I recently had the pleasure of re-watching HBO’s Band of Brothers as I introduced Heather to it for the first time. Unlike most other historical media I consume (or re-consume), I won’t be writing a general review for this miniseries. Band of Brothers is beloved and much talked about, and I frankly have nothing new to add to the conversation. While watching, however, I noticed something odd. In the final two episodes lurked a cognitive and thematic dissonance that, given recent trends in American and world politics, was thrown into higher relief than on other viewings.

Commandant Eichelsdoerfer of Kaufering Lager IV, the concentration camp liberated by Easy Company in 1945

The penultimate episode of Band of Brothers, “Why We Fight,” sees the men of Easy Company finally moving into Germany itself. As they occupy the small town of Landsberg, a patrol in the nearby woods discovers a Jewish concentration camp, abandoned by its guards ahead of the advancing Americans. The episode is filled with pathos and reminders for the men that there was indeed some higher reason why they are fighting in Europe, so far from their comfortable lives half a world away. One of the more refreshing plot points of the episode involves Easy Company’s reactions to the denials of Landsberg’s citizens that they had any idea the camp existed. The men will have none of it; the town’s inhabitants are forced to visit the camp and take part in burial details before repairing their ruined town without any help from the Americans. The message is clear: through their failure to speak up and their willingness to remain comfortably ignorant, every German civilian present (and perhaps period?) was complicit in the Nazi regime’s crimes against humanity.

This brings us to Band of Brothers’ finale, “Points,” wherein Easy Company deals with the aftermath of VE day and the end of the war.

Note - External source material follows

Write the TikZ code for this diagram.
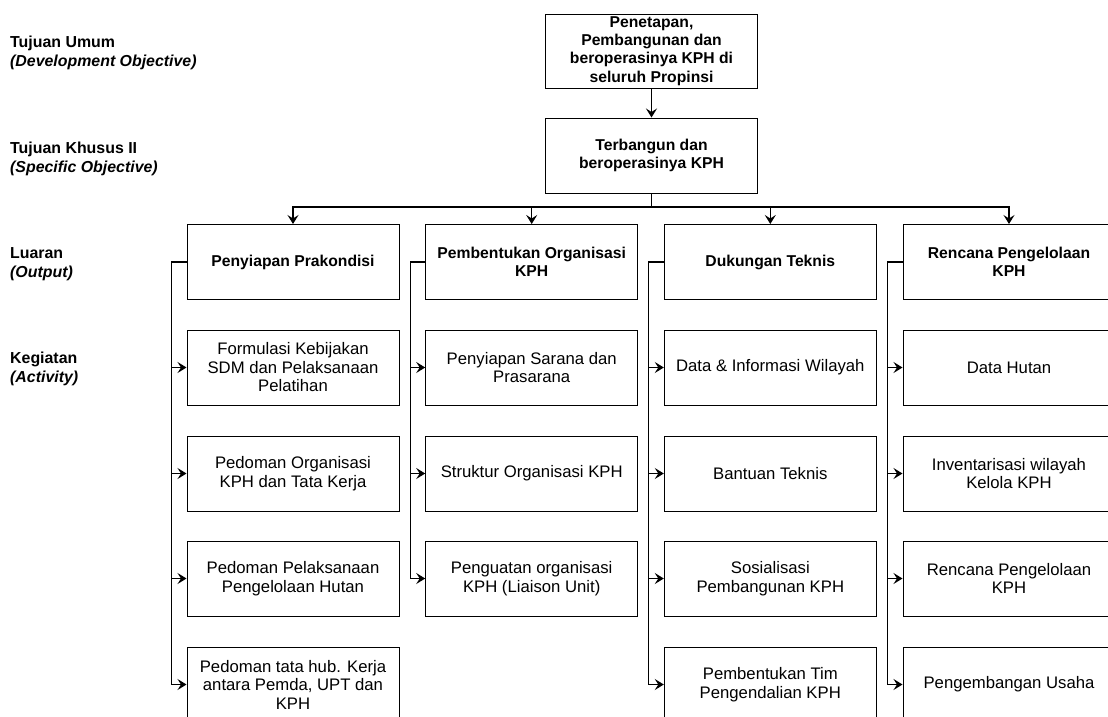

Here, the narrative of the previous episode is flipped on its head. Now that the fighting’s over and the German army beaten, the men begin to take a reconciliationist view of their enemy reminiscent of the sentiments that saw North and South obscure their previous animosity following the American Civil War. When Easy receives the surrender of an entire German army, the German general is allowed to keep his sidearm in a show of solidarity between soldiers, and his honorable farewell speech to his men is translated (by a Jewish-American soldier, no less!) with reverence as American officers look on. Later in the episode, we even see Americans jovially exchanging banter with German soldiers as they staff highway checkpoints together. While that same Jewish-American soldier does hunt down and execute a former camp commandant later in the episode, the targeted nature of this encounter makes the other, more general, comradeship stand out all the more. Only an episode ago, German civilians were condemned for their complicity; now, actual German soldiers are worthy of respect and comradeship based only on the shared brotherhood of military men.

The narrative themes of both these episodes, on their own and without historical context, are fairly common and unobjectionable. Back-to-back and in the Second World War, however, gives one cause for alarm. I think it’s safe to say that Nazi Germany tops the list of most reviled historical regimes in modern history, and I shouldn’t even need to say “with good reason.” Indeed, our public consciousness most often recoils simply from touching the Nazis, and throughout much of Europe (including Germany), Nazi memorabilia and apologism are explicitly banned. To see this trend reversed, even in part, in such a popular series is unsettling, to say the least, particularly as we see a visible resurgence of white supremacy and Nazism at home and abroad (and the inability of leading politicians to score so simple a win as denouncing them). I, and likely most others, thought that our memory of the Second World War would remain in a simpler, more black-and-white realm apart from such messy legacies as the American Civil War. Perhaps not, though a couple episodes of a decade-old TV show should not admittedly be a clarion call to arms. Whatever the case, only time will tell which direction the curve of memory will bend next.